▸ Stated task
The records below must be copied in full; omit the images.

==== Extracted material

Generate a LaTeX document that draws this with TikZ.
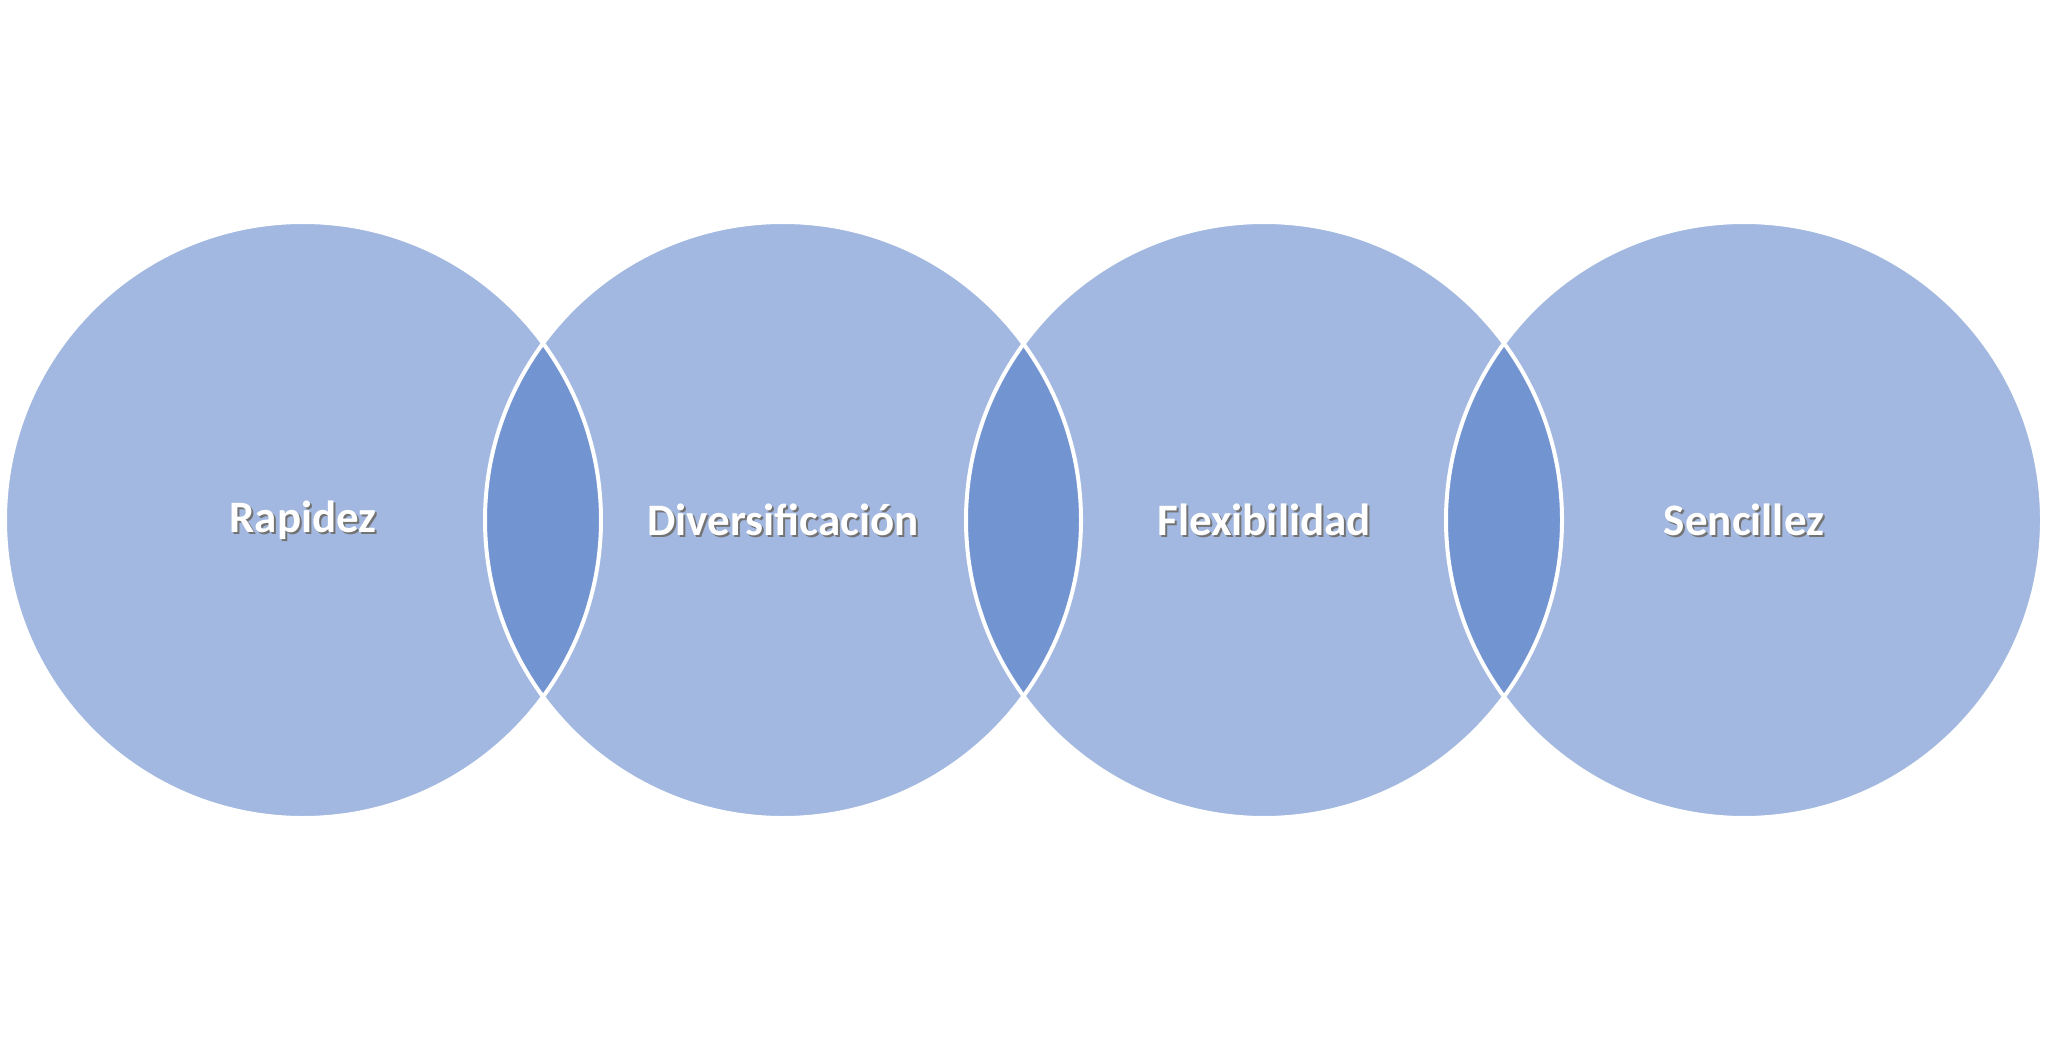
\documentclass[tikz,border=0pt]{standalone}
\usepackage{fontspec}
\setmainfont{Carlito}
\definecolor{light}{HTML}{A2B8E0}
\definecolor{dark}{HTML}{7294D0}
\begin{document}
\begin{tikzpicture}[x=1pt,y=-1pt,
  circ/.style={circle,minimum size=596pt,inner sep=0pt},
  lbl/.style={font=\bfseries\fontsize{45}{54}\selectfont,text=white},
  shd/.style={font=\bfseries\fontsize{45}{54}\selectfont,text=black!55}]
\useasboundingbox (0,0) rectangle (2048,1040);
\foreach \n/\x in {a/303,b/783,c/1264,d/1744}{
  \node[circ,fill=light] (\n) at (\x,520) {};
}
\foreach \p/\q in {303/783,783/1264,1264/1744}{
  \begin{scope}
    \clip (\p,520) circle (298);
    \fill[dark] (\q,520) circle (298);
  \end{scope}
}
\foreach \n in {a,b,c,d}{
  \draw[white,line width=4pt] (\n) circle (298);
}
\foreach \n/\t in {a/Rapidez,b/Diversificación,c/Flexibilidad,d/Sencillez}{
  \node[shd] at ([xshift=2pt,yshift=-2pt]\n.center) {\t};
  \node[lbl] (t\n) at (\n.center) {\t};
}
\end{tikzpicture}
\end{document}
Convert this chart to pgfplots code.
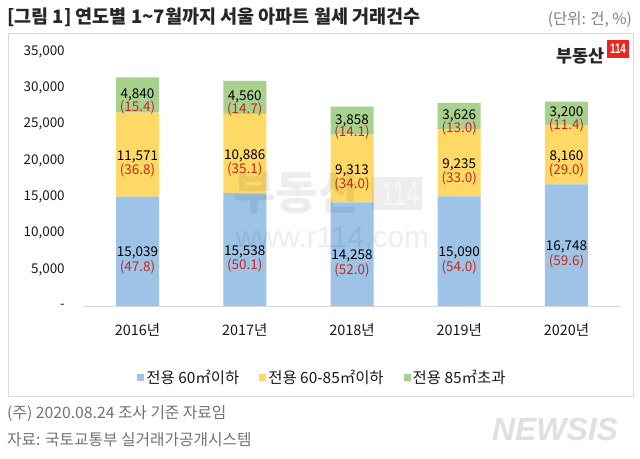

========

▸ Solution to this task
Generate a LaTeX document that draws this with TikZ.
\documentclass[tikz,border=0pt]{standalone}
\usepackage{fontspec}
\setmainfont{Carlito}
\definecolor{light}{HTML}{A2B8E0}
\definecolor{dark}{HTML}{7294D0}
\begin{document}
\begin{tikzpicture}[x=1pt,y=-1pt,
  circ/.style={circle,minimum size=596pt,inner sep=0pt},
  lbl/.style={font=\bfseries\fontsize{45}{54}\selectfont,text=white},
  shd/.style={font=\bfseries\fontsize{45}{54}\selectfont,text=black!55}]
\useasboundingbox (0,0) rectangle (2048,1040);
\foreach \n/\x in {a/303,b/783,c/1264,d/1744}{
  \node[circ,fill=light] (\n) at (\x,520) {};
}
\foreach \p/\q in {303/783,783/1264,1264/1744}{
  \begin{scope}
    \clip (\p,520) circle (298);
    \fill[dark] (\q,520) circle (298);
  \end{scope}
}
\foreach \n in {a,b,c,d}{
  \draw[white,line width=4pt] (\n) circle (298);
}
\foreach \n/\t in {a/Rapidez,b/Diversificación,c/Flexibilidad,d/Sencillez}{
  \node[shd] at ([xshift=2pt,yshift=-2pt]\n.center) {\t};
  \node[lbl] (t\n) at (\n.center) {\t};
}
\end{tikzpicture}
\end{document}
Convert this chart to pgfplots code.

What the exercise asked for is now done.